| EXERCISE GOAL |
Pick out each line below containing "this".

| SOURCE DATA |
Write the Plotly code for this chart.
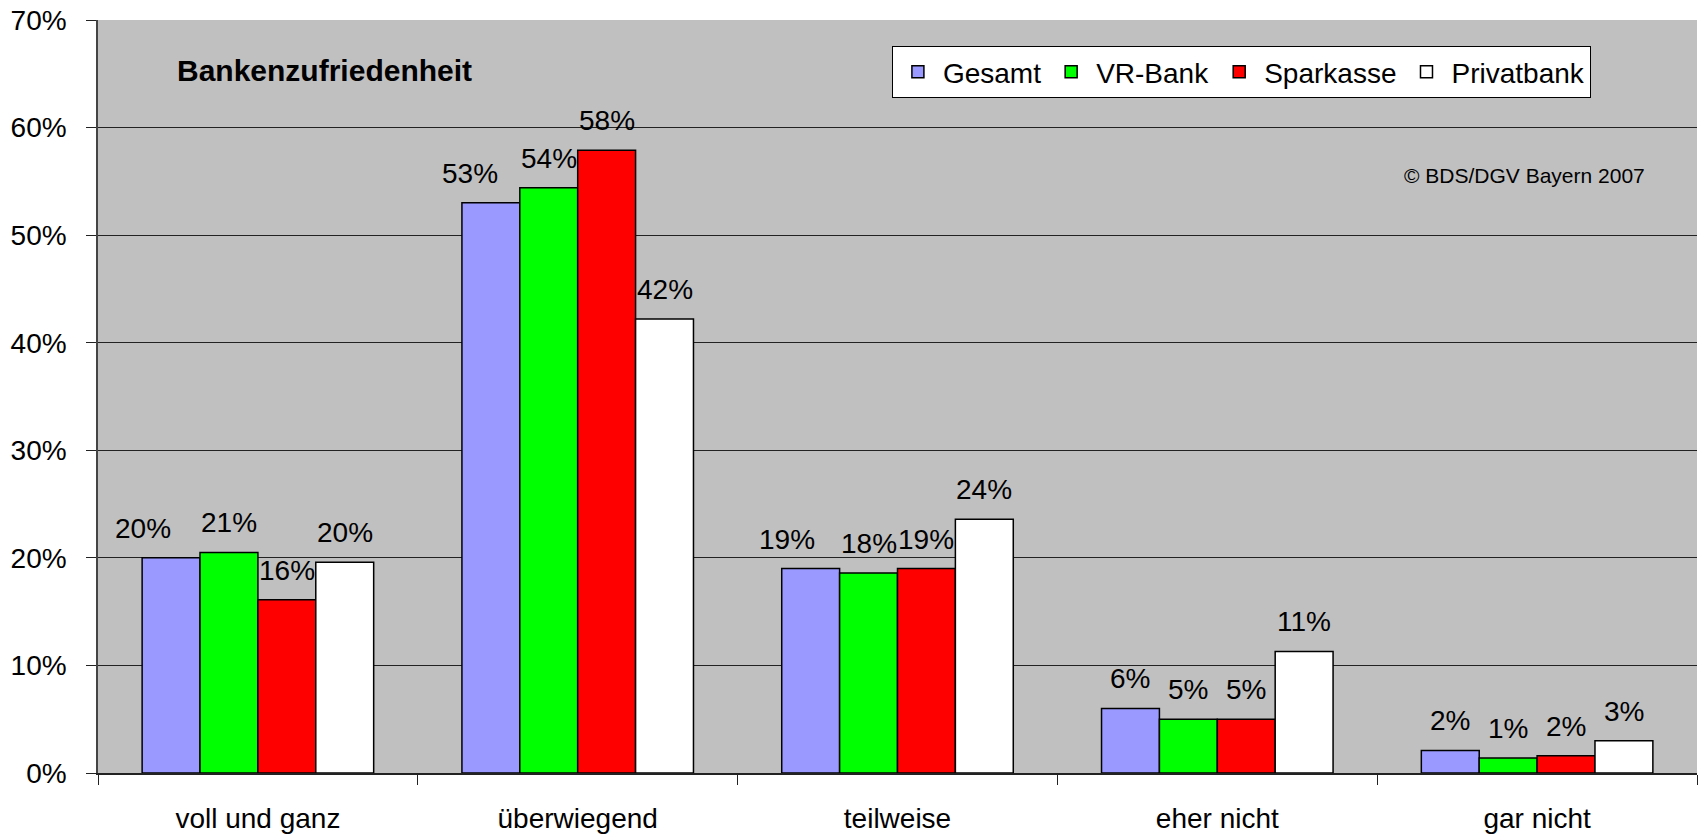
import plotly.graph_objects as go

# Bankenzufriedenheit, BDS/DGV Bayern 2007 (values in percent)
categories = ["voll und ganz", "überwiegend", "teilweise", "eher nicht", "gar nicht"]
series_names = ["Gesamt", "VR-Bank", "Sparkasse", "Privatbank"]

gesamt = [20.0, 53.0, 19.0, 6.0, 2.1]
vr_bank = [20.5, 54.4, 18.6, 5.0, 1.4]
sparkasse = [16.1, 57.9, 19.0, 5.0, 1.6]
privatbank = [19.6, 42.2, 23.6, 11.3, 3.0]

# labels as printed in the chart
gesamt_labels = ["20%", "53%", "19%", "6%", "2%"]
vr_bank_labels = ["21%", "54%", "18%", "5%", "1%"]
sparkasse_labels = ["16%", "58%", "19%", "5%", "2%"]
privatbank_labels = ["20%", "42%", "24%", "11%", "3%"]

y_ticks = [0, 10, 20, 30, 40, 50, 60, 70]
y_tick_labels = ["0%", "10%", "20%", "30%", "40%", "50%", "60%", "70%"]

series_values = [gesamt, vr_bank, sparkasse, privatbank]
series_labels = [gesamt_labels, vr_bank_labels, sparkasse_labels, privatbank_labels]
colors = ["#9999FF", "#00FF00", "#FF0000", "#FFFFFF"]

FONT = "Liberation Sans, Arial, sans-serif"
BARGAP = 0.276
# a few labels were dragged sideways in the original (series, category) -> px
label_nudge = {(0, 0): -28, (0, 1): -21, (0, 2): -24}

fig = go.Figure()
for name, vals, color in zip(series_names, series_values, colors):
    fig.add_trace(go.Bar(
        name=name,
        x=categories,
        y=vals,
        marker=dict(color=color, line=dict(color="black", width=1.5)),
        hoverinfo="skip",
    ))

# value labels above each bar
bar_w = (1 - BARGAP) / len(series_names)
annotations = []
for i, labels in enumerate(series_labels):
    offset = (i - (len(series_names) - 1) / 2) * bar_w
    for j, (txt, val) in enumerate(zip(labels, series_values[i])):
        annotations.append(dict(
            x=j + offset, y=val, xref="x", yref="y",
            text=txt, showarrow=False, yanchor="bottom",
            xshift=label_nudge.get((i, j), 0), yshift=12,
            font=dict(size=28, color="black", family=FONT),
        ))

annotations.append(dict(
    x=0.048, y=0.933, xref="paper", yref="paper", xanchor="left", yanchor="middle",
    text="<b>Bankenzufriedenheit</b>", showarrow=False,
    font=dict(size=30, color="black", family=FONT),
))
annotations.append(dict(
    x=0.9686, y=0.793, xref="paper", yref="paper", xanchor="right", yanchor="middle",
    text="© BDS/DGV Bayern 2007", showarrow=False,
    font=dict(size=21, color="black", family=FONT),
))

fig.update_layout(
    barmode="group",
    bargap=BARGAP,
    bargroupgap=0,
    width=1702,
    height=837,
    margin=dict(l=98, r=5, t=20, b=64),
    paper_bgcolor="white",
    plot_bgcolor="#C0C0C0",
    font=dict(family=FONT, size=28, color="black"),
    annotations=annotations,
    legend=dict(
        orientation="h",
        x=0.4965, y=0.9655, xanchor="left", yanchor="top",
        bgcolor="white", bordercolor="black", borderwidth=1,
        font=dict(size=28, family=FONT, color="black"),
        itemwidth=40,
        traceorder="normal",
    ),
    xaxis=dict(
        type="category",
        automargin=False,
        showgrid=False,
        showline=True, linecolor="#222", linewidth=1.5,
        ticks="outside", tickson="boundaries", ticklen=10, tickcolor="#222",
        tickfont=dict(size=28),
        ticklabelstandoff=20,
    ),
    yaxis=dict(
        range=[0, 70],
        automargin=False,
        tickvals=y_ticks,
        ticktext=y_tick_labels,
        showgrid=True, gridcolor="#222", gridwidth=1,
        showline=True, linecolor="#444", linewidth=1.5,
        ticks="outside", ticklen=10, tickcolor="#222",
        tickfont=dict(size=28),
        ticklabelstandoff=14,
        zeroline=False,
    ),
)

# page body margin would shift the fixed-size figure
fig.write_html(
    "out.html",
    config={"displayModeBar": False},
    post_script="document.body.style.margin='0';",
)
* * *
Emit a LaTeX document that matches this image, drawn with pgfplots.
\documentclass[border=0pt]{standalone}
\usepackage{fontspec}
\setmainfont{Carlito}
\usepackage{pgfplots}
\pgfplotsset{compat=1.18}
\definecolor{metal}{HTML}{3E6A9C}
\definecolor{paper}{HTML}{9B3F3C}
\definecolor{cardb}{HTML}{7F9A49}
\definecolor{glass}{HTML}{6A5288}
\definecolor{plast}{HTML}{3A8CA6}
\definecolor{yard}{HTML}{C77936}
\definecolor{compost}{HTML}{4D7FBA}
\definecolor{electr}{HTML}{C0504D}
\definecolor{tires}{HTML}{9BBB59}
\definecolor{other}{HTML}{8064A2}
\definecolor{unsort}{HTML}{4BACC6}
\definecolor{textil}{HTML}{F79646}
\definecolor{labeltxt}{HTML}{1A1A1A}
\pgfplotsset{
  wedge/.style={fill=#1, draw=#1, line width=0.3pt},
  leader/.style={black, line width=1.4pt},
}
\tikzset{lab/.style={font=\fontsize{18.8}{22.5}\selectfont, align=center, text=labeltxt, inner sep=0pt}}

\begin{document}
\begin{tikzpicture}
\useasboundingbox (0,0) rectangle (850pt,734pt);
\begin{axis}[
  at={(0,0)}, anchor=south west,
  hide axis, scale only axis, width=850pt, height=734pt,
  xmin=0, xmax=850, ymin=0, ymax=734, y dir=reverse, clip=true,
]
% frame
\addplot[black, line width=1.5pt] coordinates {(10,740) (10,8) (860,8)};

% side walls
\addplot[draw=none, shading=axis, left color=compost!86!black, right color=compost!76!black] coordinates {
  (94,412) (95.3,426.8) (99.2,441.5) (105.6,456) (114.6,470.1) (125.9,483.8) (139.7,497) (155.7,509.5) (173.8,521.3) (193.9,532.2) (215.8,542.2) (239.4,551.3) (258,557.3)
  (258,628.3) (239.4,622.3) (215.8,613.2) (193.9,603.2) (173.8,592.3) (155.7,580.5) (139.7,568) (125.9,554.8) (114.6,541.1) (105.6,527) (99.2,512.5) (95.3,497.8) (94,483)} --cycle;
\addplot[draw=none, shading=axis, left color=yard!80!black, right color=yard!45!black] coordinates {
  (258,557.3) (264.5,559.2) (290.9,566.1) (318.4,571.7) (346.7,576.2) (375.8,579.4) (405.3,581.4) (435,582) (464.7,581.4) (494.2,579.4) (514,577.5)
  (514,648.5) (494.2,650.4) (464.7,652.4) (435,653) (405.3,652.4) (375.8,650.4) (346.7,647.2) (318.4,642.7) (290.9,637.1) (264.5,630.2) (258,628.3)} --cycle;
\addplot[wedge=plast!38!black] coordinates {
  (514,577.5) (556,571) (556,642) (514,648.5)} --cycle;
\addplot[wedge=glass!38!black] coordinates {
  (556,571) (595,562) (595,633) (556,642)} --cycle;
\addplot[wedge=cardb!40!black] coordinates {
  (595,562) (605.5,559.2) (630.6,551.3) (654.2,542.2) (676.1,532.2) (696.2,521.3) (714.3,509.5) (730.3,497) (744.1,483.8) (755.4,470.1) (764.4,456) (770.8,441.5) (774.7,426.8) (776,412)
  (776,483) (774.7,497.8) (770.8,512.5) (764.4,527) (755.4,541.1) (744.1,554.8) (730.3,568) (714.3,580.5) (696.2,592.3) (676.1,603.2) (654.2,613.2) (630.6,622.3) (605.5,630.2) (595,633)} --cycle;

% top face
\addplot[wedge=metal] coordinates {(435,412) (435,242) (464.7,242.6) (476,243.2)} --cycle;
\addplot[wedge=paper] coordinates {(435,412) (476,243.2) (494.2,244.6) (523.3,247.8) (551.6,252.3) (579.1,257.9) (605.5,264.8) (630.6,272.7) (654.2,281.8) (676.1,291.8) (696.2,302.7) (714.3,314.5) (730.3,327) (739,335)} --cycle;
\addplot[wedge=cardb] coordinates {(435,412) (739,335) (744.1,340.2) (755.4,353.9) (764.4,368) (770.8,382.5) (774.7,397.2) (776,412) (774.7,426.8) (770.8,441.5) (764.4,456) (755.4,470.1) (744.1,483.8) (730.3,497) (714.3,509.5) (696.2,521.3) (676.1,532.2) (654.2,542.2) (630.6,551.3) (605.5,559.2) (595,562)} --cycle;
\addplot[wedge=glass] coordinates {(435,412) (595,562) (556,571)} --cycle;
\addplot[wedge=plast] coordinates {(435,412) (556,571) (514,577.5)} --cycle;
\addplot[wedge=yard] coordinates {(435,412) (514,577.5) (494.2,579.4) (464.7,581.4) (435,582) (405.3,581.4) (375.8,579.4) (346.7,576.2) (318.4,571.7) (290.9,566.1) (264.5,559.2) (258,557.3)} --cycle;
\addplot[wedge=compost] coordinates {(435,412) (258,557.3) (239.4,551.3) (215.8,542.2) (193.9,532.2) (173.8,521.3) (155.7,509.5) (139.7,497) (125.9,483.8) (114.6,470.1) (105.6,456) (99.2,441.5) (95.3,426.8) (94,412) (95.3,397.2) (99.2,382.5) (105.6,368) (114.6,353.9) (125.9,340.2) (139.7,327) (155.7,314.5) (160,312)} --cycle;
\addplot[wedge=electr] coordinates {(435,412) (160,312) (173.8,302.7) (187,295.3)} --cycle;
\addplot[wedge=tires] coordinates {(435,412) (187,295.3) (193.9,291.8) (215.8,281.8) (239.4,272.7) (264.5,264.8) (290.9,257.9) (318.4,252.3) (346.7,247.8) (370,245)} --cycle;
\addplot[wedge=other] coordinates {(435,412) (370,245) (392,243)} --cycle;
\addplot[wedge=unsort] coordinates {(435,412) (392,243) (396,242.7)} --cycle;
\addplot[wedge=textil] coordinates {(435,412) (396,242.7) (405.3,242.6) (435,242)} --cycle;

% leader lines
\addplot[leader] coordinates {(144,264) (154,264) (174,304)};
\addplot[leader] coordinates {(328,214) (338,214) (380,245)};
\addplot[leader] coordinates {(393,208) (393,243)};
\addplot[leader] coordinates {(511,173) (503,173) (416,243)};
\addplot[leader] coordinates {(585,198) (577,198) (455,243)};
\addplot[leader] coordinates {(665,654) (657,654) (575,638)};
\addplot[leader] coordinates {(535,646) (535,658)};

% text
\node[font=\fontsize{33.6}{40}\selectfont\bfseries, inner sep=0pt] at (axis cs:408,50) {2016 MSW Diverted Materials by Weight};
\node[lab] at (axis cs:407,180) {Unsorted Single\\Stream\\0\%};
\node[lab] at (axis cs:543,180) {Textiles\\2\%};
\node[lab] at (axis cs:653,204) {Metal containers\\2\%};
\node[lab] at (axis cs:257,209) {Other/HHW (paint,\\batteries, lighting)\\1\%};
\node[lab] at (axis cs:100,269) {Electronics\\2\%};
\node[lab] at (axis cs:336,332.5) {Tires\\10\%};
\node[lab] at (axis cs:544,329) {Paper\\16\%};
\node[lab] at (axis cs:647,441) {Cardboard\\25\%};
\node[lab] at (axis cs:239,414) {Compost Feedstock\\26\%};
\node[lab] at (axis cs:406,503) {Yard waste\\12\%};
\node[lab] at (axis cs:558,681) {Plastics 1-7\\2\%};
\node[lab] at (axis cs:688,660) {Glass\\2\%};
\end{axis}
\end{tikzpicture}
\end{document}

| THE RESPONSE |
Write the Plotly code for this chart.
Emit a LaTeX document that matches this image, drawn with pgfplots.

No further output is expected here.